MEHLVILLE • For more than 20 years, Ralph McGarvey and Dorothy White went everywhere together.
"They were basically inseparable," said McGarvey's daughter, Bette Jost. "It was always Dad and Dorothy."
They and their spouses had been neighbors for years, living about two blocks from each other in Velda Village Hills.
McGarvey was married to White's sister, Marilyn, who died in 1984. White's husband died a few years later, and McGarvey began looking after her.
"When we'd go grocery shopping or to a doctor appointment, I'd always take her," said McGarvey, 81. "I was more or less her chauffeur."
But their relationship stopped there. They were friends, nothing more. Or at least that's what they said.
"We always knew it was more than that," Jost said. "But they'll pretend it ain't."
Last year, White, 88, who has advanced-stage heart disease, was moved to a nursing home in Valley Park, and McGarvey, whose prostate cancer has worsened, moved in with his daughter Jost and her husband in St. Peters. In November, he became unable to drive, and the distance between him and White became too great. They haven't seen each other since.

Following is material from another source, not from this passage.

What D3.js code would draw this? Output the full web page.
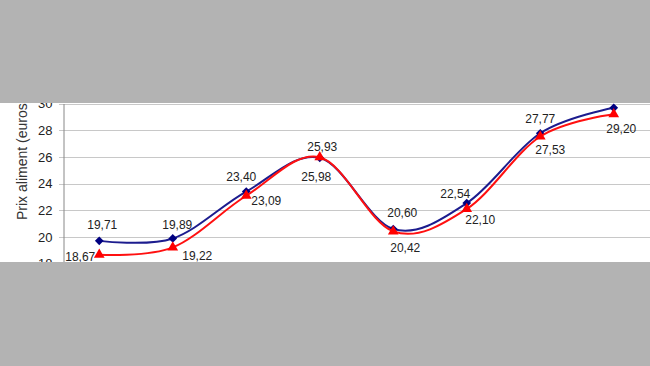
<!DOCTYPE html>
<html lang="fr">
<head>
<meta charset="UTF-8">
<script src="https://d3js.org/d3.v7.min.js"></script>
<style>
  body { margin: 0; background: #fff; font-family: "Liberation Sans", Arial, sans-serif; }
  svg { display: block; }
  .grid line { stroke: #c8c8c8; stroke-width: 1px; }
  .lbl { font-size: 12px; fill: #222; }
</style>
</head>
<body>
<div id="chart"></div>
<script>
// data
const categories = ["1", "2", "3", "4", "5", "6", "7", "8"];
const blueValues = [19.71, 19.89, 23.40, 25.93, 20.60, 22.54, 27.77, 29.68];
const redValues = [18.67, 19.22, 23.09, 25.98, 20.42, 22.10, 27.53, 29.20];
const yTicks = [18, 20, 22, 24, 26, 28, 30];

// label offsets (px) relative to each point
const blueLabelOffsets = [[3, -16], [4.5, -13.5], [-5, -15], [2.5, -11], [9, -16], [-11.5, -9], [0, -14], [0, -14]];
const redLabelOffsets = [[-19, 2], [24.5, 8.5], [20, 5], [-3.5, 20], [12, 16], [13.5, 11], [10, 13.5], [7.5, 15]];

const W = 650, H = 366;
const svg = d3.select("#chart").append("svg")
    .attr("width", W)
    .attr("height", H);

const x = d3.scaleBand()
    .domain(categories)
    .range([62.5, 650.5])
    .padding(0);

const y = d3.scaleLinear()
    .domain([18, 30])
    .range([263.7, 103.5]);

const cx = d => x(d) + x.bandwidth() / 2;

// gridlines
svg.append("g")
    .attr("class", "grid")
    .selectAll("line")
    .data(yTicks)
    .enter().append("line")
    .attr("x1", 59)
    .attr("x2", W)
    .attr("y1", d => Math.round(y(d)) + 0.5)
    .attr("y2", d => Math.round(y(d)) + 0.5);

// y axis
const yAxis = svg.append("g")
    .attr("transform", "translate(63.5,0)")
    .call(d3.axisLeft(y).tickValues(yTicks).tickSize(0).tickPadding(11).tickFormat(d3.format("d")));
yAxis.select(".domain").attr("stroke", "#888");
yAxis.selectAll("text")
    .style("font-size", "13px")
    .style("font-family", "'Liberation Sans', Arial, sans-serif")
    .attr("fill", "#222");

// axis title
svg.append("text")
    .attr("transform", "translate(27,220) rotate(-90)")
    .attr("text-anchor", "start")
    .style("font-size", "14px")
    .attr("fill", "#333")
    .text("Prix aliment (euros)");

const line = d3.line()
    .x((d, i) => cx(categories[i]))
    .y(d => y(d))
    .curve(d3.curveCardinal.tension(0));

// blue series
svg.append("path")
    .datum(blueValues)
    .attr("fill", "none")
    .attr("stroke", "#1c1c8e")
    .attr("stroke-width", 2)
    .attr("d", line);

svg.selectAll(".diamond")
    .data(blueValues)
    .enter().append("path")
    .attr("class", "diamond")
    .attr("transform", (d, i) => `translate(${cx(categories[i])},${y(d)}) rotate(45)`)
    .attr("d", d3.symbol().type(d3.symbolSquare).size(38))
    .attr("fill", "#000080");

// red series
svg.append("path")
    .datum(redValues)
    .attr("fill", "none")
    .attr("stroke", "#ff1010")
    .attr("stroke-width", 2)
    .attr("d", line);

svg.selectAll(".tri")
    .data(redValues)
    .enter().append("path")
    .attr("class", "tri")
    .attr("transform", (d, i) => `translate(${cx(categories[i])},${y(d)})`)
    .attr("d", d3.symbol().type(d3.symbolTriangle).size(50))
    .attr("fill", "#ff0000");

// data labels
const fmt = v => d3.format(".2f")(v).replace(".", ",");

svg.selectAll(".lblb")
    .data(blueValues)
    .enter().append("text")
    .attr("class", "lbl")
    .attr("text-anchor", "middle")
    .attr("dy", "0.35em")
    .attr("x", (d, i) => cx(categories[i]) + blueLabelOffsets[i][0])
    .attr("y", (d, i) => y(d) + blueLabelOffsets[i][1])
    .text(fmt);

svg.selectAll(".lblr")
    .data(redValues)
    .enter().append("text")
    .attr("class", "lbl")
    .attr("text-anchor", "middle")
    .attr("dy", "0.35em")
    .attr("x", (d, i) => cx(categories[i]) + redLabelOffsets[i][0])
    .attr("y", (d, i) => y(d) + redLabelOffsets[i][1])
    .text(fmt);

// grey bands covering top and bottom of the cropped chart
svg.append("rect").attr("x", 0).attr("y", 0).attr("width", W).attr("height", 103).attr("fill", "#b3b3b3");
svg.append("rect").attr("x", 0).attr("y", 262).attr("width", W).attr("height", H - 262).attr("fill", "#b3b3b3");
</script>
</body>
</html>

That is, until Saturday, when they sat down together for dinner at HomeTown Buffet in Mehlville. The reunion was paid for by the California-based Dream Foundation, which grants adults with terminal illnesses one final wish. White's was to have dinner with her longtime companion.
The table was set with a white paper tablecloth, small heart-shaped confetti and three fake candles with flickering lights. White quietly picked at the chicken nuggets on her plate. The oxygen tube in her nose was bothering her and she spoke little. But she smiled when, at the beginning of the meal, McGarvey leaned over and kissed her, quickly, on the lips.
It was a belated Valentine's Day dinner, even if McGarvey and White still say they are nothing more than friends.
"I'm independent and she's independent and we kept our distance," McGarvey said. "We're just friends, that's all."